You’ll see more shots of Alex Smith, Trent Williams and other Redskins starters yukking it up on the sidelines more than you’ll see them playing on the field.

So why not make the most of the night in New England, just across the field from Bill Belichick and company?

Can someone on the Redskins find out why cornerback Malcolm Butler was benched in the Super Bowl?

Seriously, maybe one of the Redskins can talk to one of his boys on the Patriots and solve one of the biggest mysteries in the NFL — why Belichick benched Butler in a game they wound up losing 41-33 to the Philadelphia Eagles?

Belichick has continued to refuse to answer, telling reporters that he is not going to get into last year. But don’t tell me some of those Patriots players don’t know why. So at least don’t waste the trip. Someone find out what happened.

And while they’re doing that, maybe someone on the Redskins sideline can tell us what the truth is about Josh Doctson’s heel — was it drained or not?

Former Redskins return great Brian Mitchell reported on NBC Sports Washington last week that Doctson, who has been plagued in the past by some sort of Achilles tendon injury, had his heel drained. Gruden denied the report and insisted it was “not true.”

You know, given Gruden’s typical dummy act of not really knowing what is going on with the health of his players when asked, I tend to believe Mitchell. But maybe there could be an exchange of information between players on both teams Thursday night — you know, for the greater good of the public.

The betting public.

This little game that football coaches like to play — you know, lying or refusing to disclose injury and discipline information — is about to end. It’s a practice that will likely run into a brick wall when the league gets into the betting business. And believe me, the NFL, like other leagues, will want its piece of the sports betting dollar.
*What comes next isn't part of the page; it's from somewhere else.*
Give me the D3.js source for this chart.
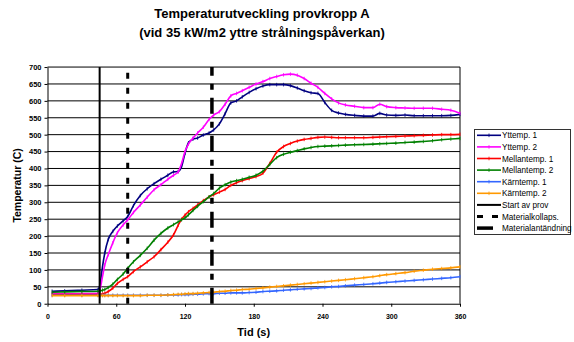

That train is coming down the track fast. There are at least six sports books in operation in New Jersey, with more on the way. On Monday, Resorts Casino Hotel and DraftKings became the first company to offer mobile and online betting in the state.

Hollywood Casino at Charles Town Races announced Tuesday they will open their sports book sometime before the end of the month.

And the NFL will want their cut.

In March, Sports Illustrated reported that NFL owners had a sports gambling session as part of their owners meetings in Orlando, run by the league’s executive vice president of business operations, Eric Grubman.

“We’re so early on in this process. I don’t have a clear understanding as to where we’re going to go,” Giants co-owner John Mara told Sports Illustrated. “But we’re having discussions that we’ve never had before.”’

When the NFL does forge a partnership with legalized sports betting, the days of Belichick’s secrecy and the Redskins incompetence when it comes to information will likely come to an end. You won’t be able to bench a starter in a Super Bowl game without revealing the reasons, or else risk the very credibility of the league and raise suspicion of fixes. You won’t have reports of injuries of players and then coaches trying to dismiss them without proof. Too much will be at stake.

NFL coaches are in for quite a shock.